_Aim:_ The line containing "const yTicks = [1400, 1600, 1800, 2000, 2200, 2400];" marks the end: extract everything from the first line of the data through that line, exactly, with no pictures.

_Data extract:_
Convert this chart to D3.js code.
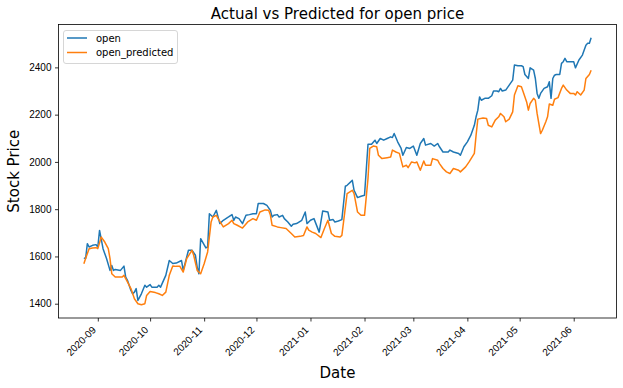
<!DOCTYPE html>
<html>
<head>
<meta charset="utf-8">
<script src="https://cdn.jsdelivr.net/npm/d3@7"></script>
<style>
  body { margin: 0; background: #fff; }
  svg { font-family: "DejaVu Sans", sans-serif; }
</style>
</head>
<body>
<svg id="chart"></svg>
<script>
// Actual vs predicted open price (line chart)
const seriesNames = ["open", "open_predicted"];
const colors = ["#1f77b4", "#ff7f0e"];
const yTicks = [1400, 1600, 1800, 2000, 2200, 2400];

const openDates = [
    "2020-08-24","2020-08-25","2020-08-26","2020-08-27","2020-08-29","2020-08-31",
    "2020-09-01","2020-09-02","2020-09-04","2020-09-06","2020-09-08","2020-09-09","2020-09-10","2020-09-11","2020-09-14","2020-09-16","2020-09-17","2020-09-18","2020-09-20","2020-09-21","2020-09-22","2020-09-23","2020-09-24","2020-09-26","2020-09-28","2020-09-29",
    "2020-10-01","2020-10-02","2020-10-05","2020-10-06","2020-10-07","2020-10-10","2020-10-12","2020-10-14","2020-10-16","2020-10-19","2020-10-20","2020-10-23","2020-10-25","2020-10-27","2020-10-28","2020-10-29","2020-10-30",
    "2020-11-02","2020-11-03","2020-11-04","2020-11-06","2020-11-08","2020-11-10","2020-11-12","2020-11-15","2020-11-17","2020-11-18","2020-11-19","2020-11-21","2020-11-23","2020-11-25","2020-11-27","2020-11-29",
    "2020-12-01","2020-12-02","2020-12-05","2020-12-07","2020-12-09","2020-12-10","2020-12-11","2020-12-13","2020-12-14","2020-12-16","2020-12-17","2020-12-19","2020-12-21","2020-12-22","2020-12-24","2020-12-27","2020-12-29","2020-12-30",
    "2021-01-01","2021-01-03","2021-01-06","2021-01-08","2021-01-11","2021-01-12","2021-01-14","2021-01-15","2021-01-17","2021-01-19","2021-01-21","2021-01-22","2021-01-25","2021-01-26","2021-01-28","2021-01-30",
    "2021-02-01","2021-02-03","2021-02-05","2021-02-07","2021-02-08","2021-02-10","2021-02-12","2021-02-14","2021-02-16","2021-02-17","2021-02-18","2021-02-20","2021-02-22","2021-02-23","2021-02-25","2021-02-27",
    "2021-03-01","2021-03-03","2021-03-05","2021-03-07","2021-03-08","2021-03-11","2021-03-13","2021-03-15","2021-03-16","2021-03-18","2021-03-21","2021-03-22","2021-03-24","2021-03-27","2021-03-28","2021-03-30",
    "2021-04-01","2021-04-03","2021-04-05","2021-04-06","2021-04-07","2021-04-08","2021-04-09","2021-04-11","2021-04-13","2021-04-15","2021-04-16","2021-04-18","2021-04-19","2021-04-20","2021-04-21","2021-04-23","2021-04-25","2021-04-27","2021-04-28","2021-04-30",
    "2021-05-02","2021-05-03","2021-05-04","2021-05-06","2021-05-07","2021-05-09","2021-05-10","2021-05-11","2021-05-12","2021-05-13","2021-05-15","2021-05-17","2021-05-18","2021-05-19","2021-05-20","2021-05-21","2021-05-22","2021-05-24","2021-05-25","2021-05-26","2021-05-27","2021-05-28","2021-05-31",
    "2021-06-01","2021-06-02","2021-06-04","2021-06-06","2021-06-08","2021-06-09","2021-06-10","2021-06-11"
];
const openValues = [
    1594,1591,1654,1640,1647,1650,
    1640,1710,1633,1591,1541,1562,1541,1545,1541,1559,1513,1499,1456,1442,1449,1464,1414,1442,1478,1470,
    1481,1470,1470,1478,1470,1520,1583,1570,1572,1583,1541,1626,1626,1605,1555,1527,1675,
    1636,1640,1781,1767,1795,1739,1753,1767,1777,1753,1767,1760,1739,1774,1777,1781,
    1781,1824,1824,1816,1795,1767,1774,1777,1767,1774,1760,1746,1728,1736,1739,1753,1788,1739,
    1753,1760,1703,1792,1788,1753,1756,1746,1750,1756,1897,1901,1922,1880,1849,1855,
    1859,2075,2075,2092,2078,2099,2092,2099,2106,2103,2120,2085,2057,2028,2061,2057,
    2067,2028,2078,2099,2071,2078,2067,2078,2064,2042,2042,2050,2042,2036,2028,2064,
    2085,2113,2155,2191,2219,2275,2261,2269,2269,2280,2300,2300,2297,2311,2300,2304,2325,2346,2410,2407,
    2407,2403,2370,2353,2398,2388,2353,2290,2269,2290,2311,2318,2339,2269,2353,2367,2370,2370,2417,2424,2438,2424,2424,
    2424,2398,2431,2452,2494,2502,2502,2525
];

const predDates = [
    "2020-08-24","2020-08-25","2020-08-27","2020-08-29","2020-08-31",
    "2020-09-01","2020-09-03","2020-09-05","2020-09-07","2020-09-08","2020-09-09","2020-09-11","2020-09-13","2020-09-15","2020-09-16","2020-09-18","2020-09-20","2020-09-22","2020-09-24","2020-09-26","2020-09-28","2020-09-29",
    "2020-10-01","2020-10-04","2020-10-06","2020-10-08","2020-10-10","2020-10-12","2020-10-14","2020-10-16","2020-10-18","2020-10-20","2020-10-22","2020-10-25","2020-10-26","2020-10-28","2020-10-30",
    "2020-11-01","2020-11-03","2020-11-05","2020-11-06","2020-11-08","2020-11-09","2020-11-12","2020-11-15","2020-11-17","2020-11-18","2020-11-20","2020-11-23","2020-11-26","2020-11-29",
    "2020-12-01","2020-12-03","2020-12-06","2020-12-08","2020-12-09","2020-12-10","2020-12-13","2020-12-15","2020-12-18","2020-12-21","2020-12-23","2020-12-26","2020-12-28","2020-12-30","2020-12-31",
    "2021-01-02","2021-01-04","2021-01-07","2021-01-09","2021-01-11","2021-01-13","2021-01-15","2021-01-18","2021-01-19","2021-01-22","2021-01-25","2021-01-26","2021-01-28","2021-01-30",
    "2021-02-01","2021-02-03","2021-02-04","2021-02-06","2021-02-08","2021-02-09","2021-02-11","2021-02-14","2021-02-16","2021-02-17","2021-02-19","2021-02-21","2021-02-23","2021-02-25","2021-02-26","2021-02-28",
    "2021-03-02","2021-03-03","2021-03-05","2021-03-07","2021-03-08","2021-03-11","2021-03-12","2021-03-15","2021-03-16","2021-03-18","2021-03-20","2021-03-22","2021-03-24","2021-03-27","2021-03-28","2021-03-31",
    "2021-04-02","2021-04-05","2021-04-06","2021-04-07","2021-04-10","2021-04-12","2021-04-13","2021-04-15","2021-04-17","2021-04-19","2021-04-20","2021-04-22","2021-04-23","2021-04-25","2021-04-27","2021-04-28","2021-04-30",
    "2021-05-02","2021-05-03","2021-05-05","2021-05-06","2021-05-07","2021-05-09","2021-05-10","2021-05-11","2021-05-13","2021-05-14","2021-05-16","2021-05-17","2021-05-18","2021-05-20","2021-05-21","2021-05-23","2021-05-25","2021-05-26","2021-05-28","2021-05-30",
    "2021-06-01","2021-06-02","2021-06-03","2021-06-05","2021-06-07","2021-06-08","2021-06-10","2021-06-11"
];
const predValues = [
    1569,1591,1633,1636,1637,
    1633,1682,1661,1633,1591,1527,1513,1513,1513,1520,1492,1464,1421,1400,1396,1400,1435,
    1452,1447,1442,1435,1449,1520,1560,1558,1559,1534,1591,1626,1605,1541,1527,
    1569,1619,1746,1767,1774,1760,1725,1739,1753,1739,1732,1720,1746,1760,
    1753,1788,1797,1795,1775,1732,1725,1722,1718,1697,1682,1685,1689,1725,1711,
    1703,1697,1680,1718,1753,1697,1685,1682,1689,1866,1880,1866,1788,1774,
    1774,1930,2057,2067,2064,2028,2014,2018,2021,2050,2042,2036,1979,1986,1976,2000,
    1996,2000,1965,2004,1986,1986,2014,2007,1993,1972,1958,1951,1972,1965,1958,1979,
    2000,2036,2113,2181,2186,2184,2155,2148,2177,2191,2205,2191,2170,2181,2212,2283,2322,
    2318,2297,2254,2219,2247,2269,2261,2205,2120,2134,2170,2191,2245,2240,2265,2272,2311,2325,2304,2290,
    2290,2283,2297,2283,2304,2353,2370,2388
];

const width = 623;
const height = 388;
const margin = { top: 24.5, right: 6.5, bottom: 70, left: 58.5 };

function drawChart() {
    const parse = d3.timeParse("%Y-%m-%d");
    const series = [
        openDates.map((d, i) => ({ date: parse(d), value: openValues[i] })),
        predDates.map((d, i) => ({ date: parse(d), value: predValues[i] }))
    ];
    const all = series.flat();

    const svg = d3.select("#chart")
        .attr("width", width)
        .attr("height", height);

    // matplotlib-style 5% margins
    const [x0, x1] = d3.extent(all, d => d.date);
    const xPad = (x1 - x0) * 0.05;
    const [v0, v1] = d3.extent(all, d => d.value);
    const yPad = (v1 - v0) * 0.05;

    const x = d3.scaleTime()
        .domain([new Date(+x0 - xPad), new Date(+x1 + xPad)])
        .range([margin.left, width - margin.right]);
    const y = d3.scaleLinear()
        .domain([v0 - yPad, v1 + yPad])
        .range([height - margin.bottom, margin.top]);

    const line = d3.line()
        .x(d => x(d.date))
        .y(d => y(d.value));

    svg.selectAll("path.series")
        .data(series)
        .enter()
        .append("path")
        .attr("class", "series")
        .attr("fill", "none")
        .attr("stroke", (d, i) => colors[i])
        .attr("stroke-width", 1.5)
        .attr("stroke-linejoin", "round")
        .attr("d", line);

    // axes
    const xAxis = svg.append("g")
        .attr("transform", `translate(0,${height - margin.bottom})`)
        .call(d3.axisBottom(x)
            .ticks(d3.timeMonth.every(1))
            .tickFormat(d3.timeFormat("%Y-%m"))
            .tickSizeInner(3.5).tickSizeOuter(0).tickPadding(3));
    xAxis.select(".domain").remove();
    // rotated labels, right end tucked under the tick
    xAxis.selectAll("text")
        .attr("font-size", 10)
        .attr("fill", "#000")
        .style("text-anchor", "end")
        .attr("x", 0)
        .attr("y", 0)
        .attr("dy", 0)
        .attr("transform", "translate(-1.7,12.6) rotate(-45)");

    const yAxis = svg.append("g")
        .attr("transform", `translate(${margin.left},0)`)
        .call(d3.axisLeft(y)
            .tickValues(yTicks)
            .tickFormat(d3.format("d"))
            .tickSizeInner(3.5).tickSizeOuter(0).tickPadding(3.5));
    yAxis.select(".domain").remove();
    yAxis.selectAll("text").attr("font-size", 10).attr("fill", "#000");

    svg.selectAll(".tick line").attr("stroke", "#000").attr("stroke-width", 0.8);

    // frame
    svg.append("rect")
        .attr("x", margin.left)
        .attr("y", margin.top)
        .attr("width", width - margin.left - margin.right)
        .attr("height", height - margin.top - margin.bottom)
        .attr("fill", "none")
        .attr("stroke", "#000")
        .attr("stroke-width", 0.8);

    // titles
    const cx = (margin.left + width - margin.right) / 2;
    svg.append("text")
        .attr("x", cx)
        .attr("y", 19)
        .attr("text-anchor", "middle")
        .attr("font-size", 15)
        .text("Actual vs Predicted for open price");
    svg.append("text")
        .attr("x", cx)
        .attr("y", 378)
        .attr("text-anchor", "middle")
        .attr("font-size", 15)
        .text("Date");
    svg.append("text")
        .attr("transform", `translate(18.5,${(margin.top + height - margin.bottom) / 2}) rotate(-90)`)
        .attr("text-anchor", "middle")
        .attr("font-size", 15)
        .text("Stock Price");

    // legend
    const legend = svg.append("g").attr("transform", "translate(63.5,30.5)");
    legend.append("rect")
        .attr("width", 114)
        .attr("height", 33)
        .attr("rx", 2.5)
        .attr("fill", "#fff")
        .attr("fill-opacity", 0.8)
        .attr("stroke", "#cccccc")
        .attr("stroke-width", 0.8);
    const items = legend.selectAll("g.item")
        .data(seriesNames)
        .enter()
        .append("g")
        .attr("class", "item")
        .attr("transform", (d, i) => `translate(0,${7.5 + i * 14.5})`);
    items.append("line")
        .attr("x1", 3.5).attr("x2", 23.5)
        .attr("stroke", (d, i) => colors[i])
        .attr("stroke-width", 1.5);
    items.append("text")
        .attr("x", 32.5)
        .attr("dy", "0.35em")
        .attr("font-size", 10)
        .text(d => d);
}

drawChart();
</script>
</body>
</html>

_Response to this task:_
Convert this chart to D3.js code.
<!DOCTYPE html>
<html>
<head>
<meta charset="utf-8">
<script src="https://cdn.jsdelivr.net/npm/d3@7"></script>
<style>
  body { margin: 0; background: #fff; }
  svg { font-family: "DejaVu Sans", sans-serif; }
</style>
</head>
<body>
<svg id="chart"></svg>
<script>
// Actual vs predicted open price (line chart)
const seriesNames = ["open", "open_predicted"];
const colors = ["#1f77b4", "#ff7f0e"];
const yTicks = [1400, 1600, 1800, 2000, 2200, 2400];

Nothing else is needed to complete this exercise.